И моя теория подтвердилась на практике.
Произошло это в январе, а точнее, восьмого января. Я возвращалась после неудачных переговоров с дамой, которая уверяла, что ей нужна компаньонка и секретарь, а на самом деле, видимо, мечтала о здоровенной поденщице, которая вкалывала бы двадцать четыре часа в сутки за двадцать пять фунтов в год. Мы расстались, чуть не поругавшись, и я отправилась по Эдгвер-роуд (дом, в котором я встречалась с той дамой, находился в районе Сент-Джонс-Вуд), пересекла Гайд-парк и очутилась возле больницы Св. Георгия. Там я спустилась в подземку и взяла билет до Глочестер-роуд.
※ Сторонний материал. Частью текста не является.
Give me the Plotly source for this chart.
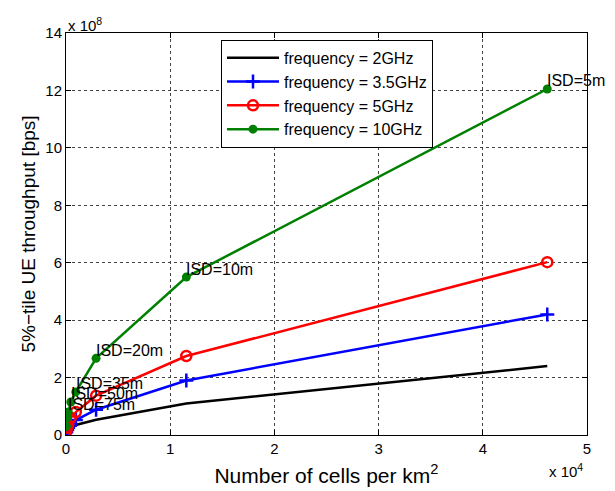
import plotly.graph_objects as go

isd = [5, 10, 20, 35, 50, 75, 100, 200]
cells_per_km2 = [46188, 11547, 2887, 943, 462, 205, 115, 29]
thr_2ghz = [2.4, 1.1, 0.53, 0.35, 0.27, 0.18, 0.13, 0.08]
thr_3_5ghz = [4.2, 1.9, 0.88, 0.52, 0.38, 0.25, 0.18, 0.1]
thr_5ghz = [6.02, 2.75, 1.37, 0.8, 0.6, 0.35, 0.25, 0.12]
thr_10ghz = [12.05, 5.5, 2.67, 1.5, 1.15, 0.8, 0.6, 0.3]
label_isd = [5, 10, 20, 35, 50, 75]
xticks = [0, 1, 2, 3, 4, 5]
yticks = [0, 2, 4, 6, 8, 10, 12, 14]

font = "Liberation Sans, Arial, sans-serif"
fig = go.Figure()
fig.add_trace(go.Scatter(x=cells_per_km2, y=[v * 1e8 for v in thr_2ghz], mode="lines",
                         line=dict(color="black", width=2.5), name="frequency = 2GHz"))
fig.add_trace(go.Scatter(x=cells_per_km2, y=[v * 1e8 for v in thr_3_5ghz], mode="lines+markers",
                         line=dict(color="blue", width=2.5),
                         marker=dict(symbol="cross-thin", size=10, line=dict(color="blue", width=2.5)),
                         name="frequency = 3.5GHz"))
fig.add_trace(go.Scatter(x=cells_per_km2, y=[v * 1e8 for v in thr_5ghz], mode="lines+markers",
                         line=dict(color="red", width=2.5),
                         marker=dict(symbol="circle-open", size=10, line=dict(color="red", width=2.5)),
                         name="frequency = 5GHz"))
fig.add_trace(go.Scatter(x=cells_per_km2, y=[v * 1e8 for v in thr_10ghz], mode="lines+markers",
                         line=dict(color="#008000", width=2.5),
                         marker=dict(symbol="circle", size=9, color="#008000"),
                         name="frequency = 10GHz"))

for d, xv, yv in zip(isd, cells_per_km2, thr_10ghz):
    if d in label_isd:
        fig.add_annotation(x=xv, y=yv * 1e8, text=f"ISD={d}m", showarrow=False,
                           xanchor="left", yanchor="middle", yshift=8, xshift=-2,
                           font=dict(size=16, color="black", family=font))

fig.add_annotation(x=0, y=1, xref="paper", yref="paper", text="x 10<sup>8</sup>",
                   showarrow=False, xanchor="left", yanchor="bottom", yshift=-3,
                   font=dict(size=15, color="black", family=font))
fig.add_annotation(x=1, y=0, xref="paper", yref="paper", text="x 10<sup>4</sup>",
                   showarrow=False, xanchor="right", yanchor="top", yshift=-24, xshift=-2,
                   font=dict(size=15, color="black", family=font))

axis_common = dict(showline=True, linecolor="black", linewidth=1, mirror="ticks",
                   ticks="inside", ticklen=5, tickcolor="black", showgrid=True,
                   gridcolor="#444444", griddash="dot", gridwidth=1, zeroline=False,
                   automargin=False,
                   tickfont=dict(size=15, color="black", family=font))
fig.update_xaxes(range=[0, 50000], tickvals=[t * 1e4 for t in xticks],
                 ticktext=[str(t) for t in xticks],
                 title=dict(text="Number of cells per km<sup>2</sup>", standoff=12,
                            font=dict(size=21, color="black", family=font)), **axis_common)
fig.update_yaxes(range=[0, 14e8], tickvals=[t * 1e8 for t in yticks],
                 ticktext=[str(t) for t in yticks],
                 title=dict(text="5%−tile UE throughput [bps]", standoff=4,
                            font=dict(size=19, color="black", family=font)), **axis_common)

fig.update_layout(width=607, height=483, margin=dict(l=58, r=28, t=25, b=56),
                  paper_bgcolor="white", plot_bgcolor="white",
                  font=dict(family=font, color="black"),
                  legend=dict(x=0.2975, y=0.983, xanchor="left", yanchor="top",
                              bgcolor="white", bordercolor="black", borderwidth=1,
                              font=dict(size=16, color="black", family=font),
                              tracegroupgap=0, itemwidth=52))
fig.write_html("out.html")
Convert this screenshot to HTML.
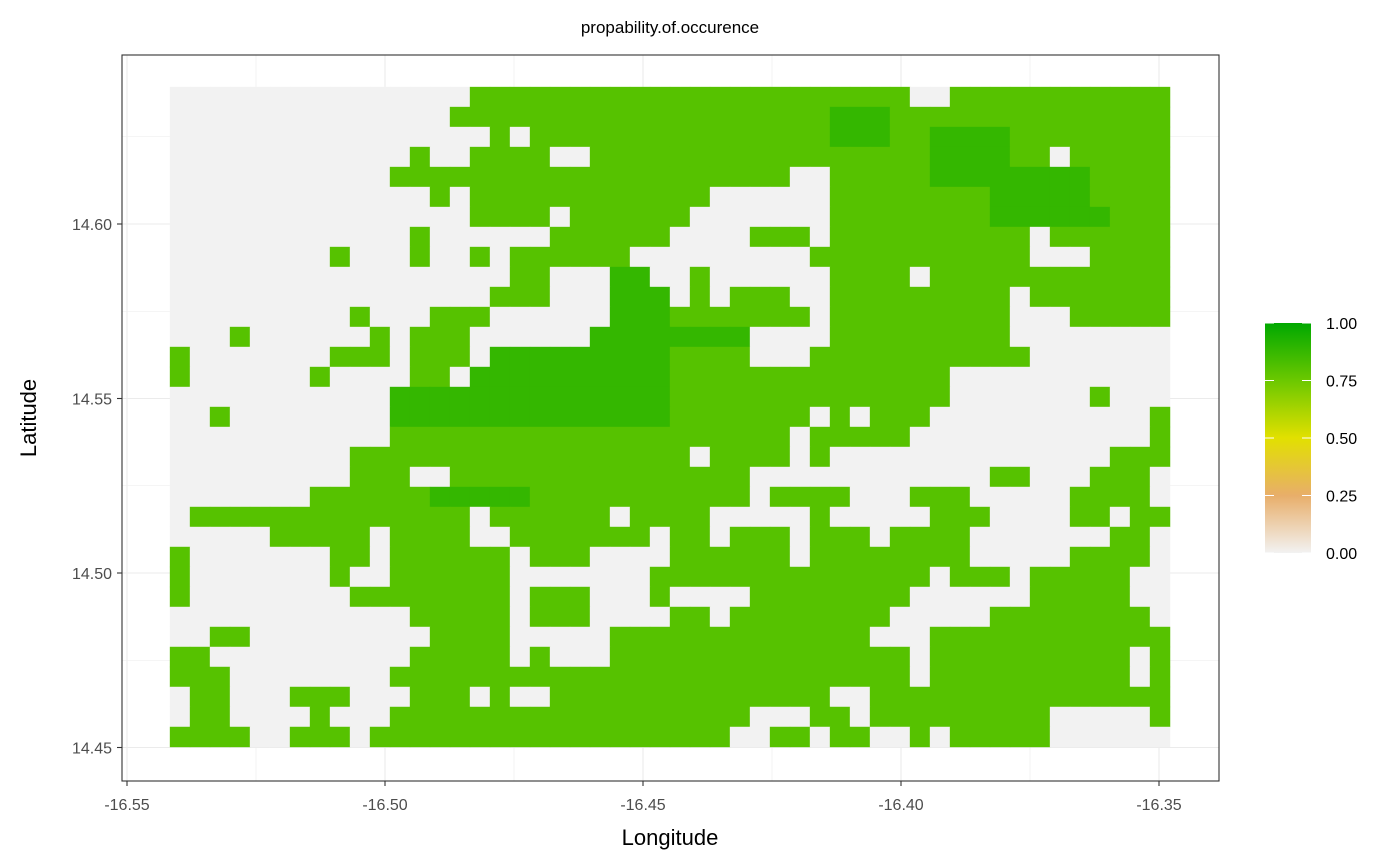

Снедаемая любопытством, я дошла до конца платформы. Мне хотелось узнать, действительно ли два туннеля, которые вели к Даун-стрит, соединяются. Выяснив, что – да, я почему-то глупо обрадовалась. Народу на платформе было мало, в конце же ее вообще стоял только один мужчина. Проходя мимо него, я подозрительно принюхалась. Больше всего на свете я ненавижу запах нафталиновых шариков! А толстое зимнее пальто мужчины пропахло ими до одурения. Обычно люди надевают зимнюю одежду не в январе, а раньше, и к Рождеству запах успевает выветриться… Мужчина стоял чуть поодаль, у самого края платформы. Он глубоко задумался, и я могла спокойно его рассматривать, не боясь показаться невежливой. Щупленький, маленький, очень загорелый, с голубыми глазами и небольшой темной бородкой… Он, видно, только что из-за границы, решила я. Вот почему его пальто так воняет нафталином. Наверно, он приехал из Индии. На офицера не похож, офицеры бород не носят. Скорее всего, это владелец чайных плантаций.
Тут мужчина обернулся, явно намереваясь отступить подальше от края. Он взглянул на меня, потом перевел глаза на что-то за моей спиной и… его лицо исказилось. Исказилось от страха, панического ужаса! Он сделал невольный шаг назад, словно пытаясь избежать опасности, попятился, совсем позабыв, что стоит на краю платформы, и упал вниз.
На рельсах что-то ярко вспыхнуло и затрещало. Я взвизгнула. На место происшествия тут же сбежался народ. Откуда ни возьмись появились двое работников подземки и принялись отдавать распоряжения.
Я застыла, словно пригвожденная к платформе какими-то ужасными колдовскими чарами. Я была перепугана случившимся, но при этом хладнокровно и бесстрастно наблюдала за тем, как рабочие поднимают пострадавшего с рельсов и затаскивают на перрон.
– Пожалуйста, пропустите меня! Я врач!
Высокий человек с темной бородой торопливо прошел мимо меня и склонился над неподвижно лежавшим телом.
Во время осмотра меня вдруг охватило странное чувство нереальности происходящего. Все было как бы не по правде, а понарошку. Наконец доктор выпрямился и покачал головой:
– Он мертв. Ничего тут уже не поделаешь.
Толпа стала напирать, и удрученный носильщик повысил голос:
– Не надо, не надо! Оставайтесь на своих местах. Зачем устраивать свалку?
Мне стало дурно. Я повернулась и, не разбирая дороги, кинулась к лифту. Случившееся было слишком ужасным. Я чувствовала, что мне нужно выйти на свежий воздух. Врач, осматривавший труп, шел прямо передо мной. Один лифт уже отправился, другой вот-вот должен был подойти, и врач побежал, чтобы успеть в него впрыгнуть. По дороге он обронил какой-то клочок бумаги.